Private Dancer was a controversial ballad on Turner’s fifth solo studio album bearing the same name. It was released on May 29, 1984 after several challenging years of going solo after divorcing Ike Turner. Private Dancer is said to have “propelled Turner into becoming a viable solo star.”
Rolling Stone claimed to know, “Few would have predicted Tina Turner’s triumphant comeback in 1984, when Private Dancer put her on top of the album charts – least of all, perhaps, Turner herself…With 36 cents to her name, Turner slipped away when her husband was asleep, escaping their hotel room in Dallas and making her way to a friend’s house. She found a good Samaritan in the shape of a lawyer friend, who paid for an airplane ticket for her to Los Angeles… Initially, she eked out a living by doing a cleaning job to pay her rent.”
After her divorce from Ike, in 1978, Turner began taking steps to begin a new career as a solo performer.

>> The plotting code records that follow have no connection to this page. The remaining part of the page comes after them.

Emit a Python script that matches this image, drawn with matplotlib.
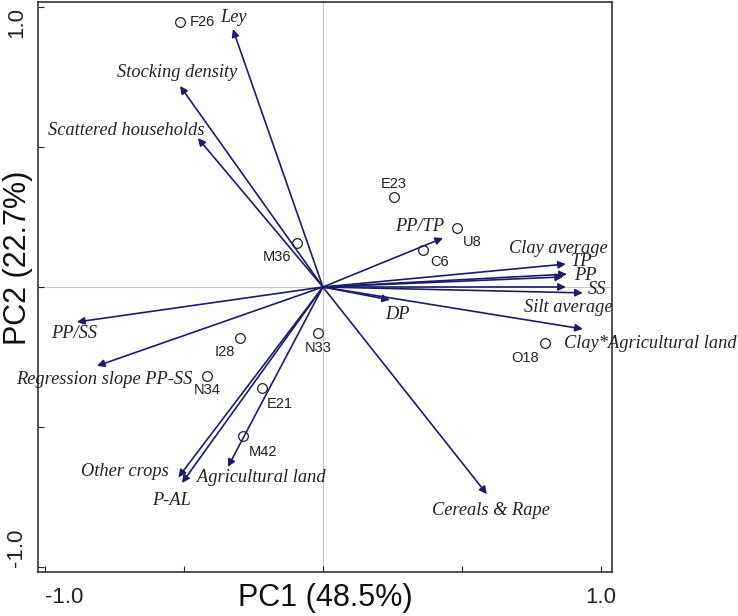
import matplotlib.pyplot as plt

# variable loadings (arrow tips)
variables = ["Ley", "Stocking density", "Scattered households", "PP/TP",
             "Clay average", "TP", "PP", "SS", "Silt average", "DP",
             "Clay*Agricultural land", "Cereals & Rape", "PP/SS",
             "Regression slope PP-SS", "Other crops", "Agricultural land", "P-AL"]
var_pc1 = [-0.324, -0.514, -0.45, 0.432, 0.874, 0.878, 0.864, 0.935, 0.874, 0.241,
           0.935, 0.59, -0.885, -0.813, -0.52, -0.342, -0.507]
var_pc2 = [0.921, 0.718, 0.532, 0.175, 0.082, 0.046, 0.036, -0.021, 0.0, -0.046,
           -0.15, -0.74, -0.125, -0.282, -0.68, -0.643, -0.70]

# site scores
sites = ["F26", "M36", "E23", "U8", "C6", "O18", "N33", "I28", "N34", "E21", "M42"]
site_pc1 = [-0.514, -0.094, 0.255, 0.482, 0.36, 0.80, -0.018, -0.30, -0.417, -0.22, -0.288]
site_pc2 = [0.946, 0.157, 0.321, 0.21, 0.132, -0.20, -0.164, -0.182, -0.318, -0.36, -0.532]

# label offsets in pixels (layout only)
var_off = [(1, 12), (-3, 13), (-72, 8), (-23, 12), (-8, 16), (15, 13), (22, 1),
           (14, 3), (2, -20), (8, -15), (67, -15), (4, -16), (-3, -12), (7, -14),
           (-53, 6), (33, -10), (-10, -18)]
site_off = [(22, 0), (-20, -14), (0, 13), (15, -14), (17, -12), (-20, -15),
            (0, -15), (-15, -14), (0, -14), (18, -16), (20, -16)]

navy = "#1c1c6b"

fig = plt.figure(figsize=(7.38, 6.16), dpi=100)
ax = fig.add_axes([38/738, 44/616, 574/738, 570/616])

ax.axvline(0, color="#c8c8c8", lw=0.8, zorder=0)
ax.axhline(0, color="#c8c8c8", lw=0.8, zorder=0)

for name, x, y, off in zip(variables, var_pc1, var_pc2, var_off):
    ax.annotate("", xy=(x, y), xytext=(0, 0),
                arrowprops=dict(arrowstyle="-|>", color=navy, lw=1.2,
                                mutation_scale=11, shrinkA=0, shrinkB=0))
    ax.annotate(name, xy=(x, y), xytext=off, textcoords="offset pixels",
                ha="center", va="center", fontsize=13.2, style="italic",
                family="Liberation Serif", color="#222222",
                annotation_clip=False)

ax.plot(site_pc1, site_pc2, "o", mfc="none", mec="#222222", ms=7, mew=0.9)
for name, x, y, off in zip(sites, site_pc1, site_pc2, site_off):
    ax.annotate(name, xy=(x, y), xytext=off, textcoords="offset pixels",
                ha="center", va="center", fontsize=10.5, family="Liberation Sans",
                color="#222222")

ax.set_xlim(-1.025, 1.04)
ax.set_ylim(-1.018, 1.018)
ax.set_xticks([-1, -0.5, 0, 0.5, 1])
ax.set_xticklabels(["-1.0", "", "", "", "1.0"])
ax.set_yticks([-1, -0.5, 0, 0.5, 1])
ax.set_yticklabels(["-1.0", "", "", "", "1.0"], rotation=90)
ax.tick_params(direction="in", length=4, labelsize=16, colors="#222222")
ax.tick_params(axis="x", pad=11)
ax.tick_params(axis="y", pad=8)
for lab in ax.get_xticklabels() + ax.get_yticklabels():
    lab.set_family("Liberation Sans")
ax.get_xticklabels()[0].set_ha("left")
ax.get_yticklabels()[0].set_va("bottom")
ax.get_yticklabels()[-1].set_va("top")
for s in ax.spines.values():
    s.set_color("#333333")
    s.set_linewidth(1.2)

fig.text(325/738, 1 - 598/616, "PC1 (48.5%)", ha="center", va="center",
         fontsize=22, family="Liberation Sans", color="#111111")
fig.text(18/738, 1 - 258/616, "PC2 (22.7%)", ha="center", va="center",
         rotation=90, fontsize=22, family="Liberation Sans", color="#111111")

fig.savefig("out.png", dpi=100)
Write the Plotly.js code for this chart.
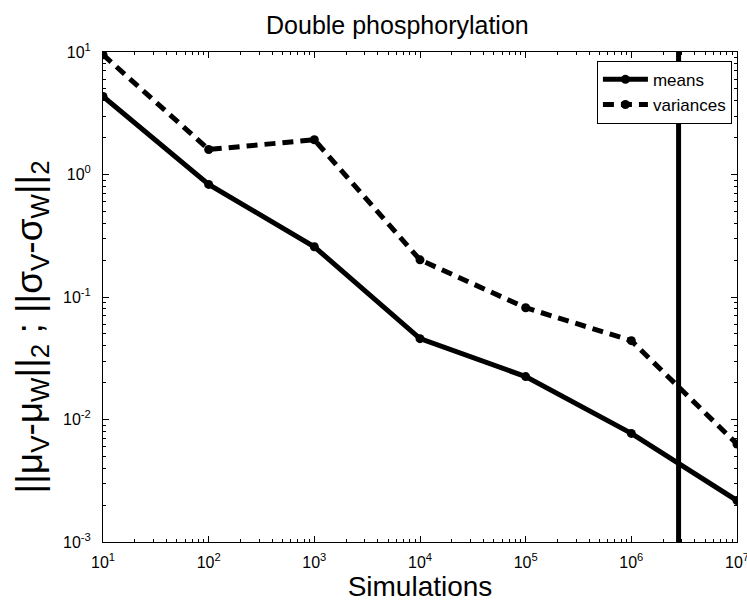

She had recorded albums under her own name “unsuccessfully.”
Ironically, I was born the year of Turner’s divorce. I was too young to understand the meaning of the lyrics, but I could intrinsically hear triumph in her voice. The little girl in me knew that her voice would be viable even if people “didn’t like her private dancing.” Mom did not appreciate my adoration of Private Dancer so I flipped the record to "I Might Have Been Queen." We could openly rock out to the song where writers turned Turner’s small-town life, starting with the cotton fields in Nutbush, Tennessee, to a future Pharoah slighted from the throne. Yes, writer folks tend to make music “complicated.”
Fast forward, I am thankful for this misty Memorial weekend. Holiday weekends are the busiest for people in journalism, media and marketing. My ritual for honoring Memorial Day weekend was slightly interrupted by rain and the need to unpack heroes, queens, sovereignty and loss. I’ve found another thing I wanted to read or write about with every drip. I’ve enjoyed listening to the rain, dancing and remembrance.
Documentaries have also become one of my favorite sources. Learning more about the mysterious myth we called Tina Turner— one who sold over 100 million records worldwide. I credit an interview with Angela Bassett for insight. The Oscar-nominated “What’s Love Got to Do With It” actor said it best.
“It’s hard when the worst parts of your life have been an inspiration,” Bassett said. “Watching the 2021 documentary that Tina called her goodbye to the public, I also understood how she was retraumatized over the decades by interviewers who asked her to describe, again and again, how she got away from Ike, while overlooking greater career accomplishments that were disconnected from her ex-husband. And that was on top of the racism and sexism she faced in the music industry.”
In the words of her iconic song, “We Don’t Need Another Hero,” so let’s not call her THAT. We use the word hero too often. If all is fair, then heroes are unnecessary.
Turner’s thoughts were recently printed in British Vogue; “What does well-lived mean?” she pondered. “My life has been full, but with lots of sad times that I now forgive and strive to forget. Maybe that’s the answer: to keep moving forward, to let go and aim to fill your life with love. That is where I am now and I am grateful.”
From one small-town girl to another, I thank Tina Turner for teaching us how to handle things. We hold our heads high; move forward and master this complex “dance” we call “life.” I will resist the urge to use the “Hero” word — this time.
So, Rest in Power Tina Turner. Thank you for sharing your personal story with the world. All hail the not so “private dancer” and mighty “Queen of Rock ‘n’ Roll.”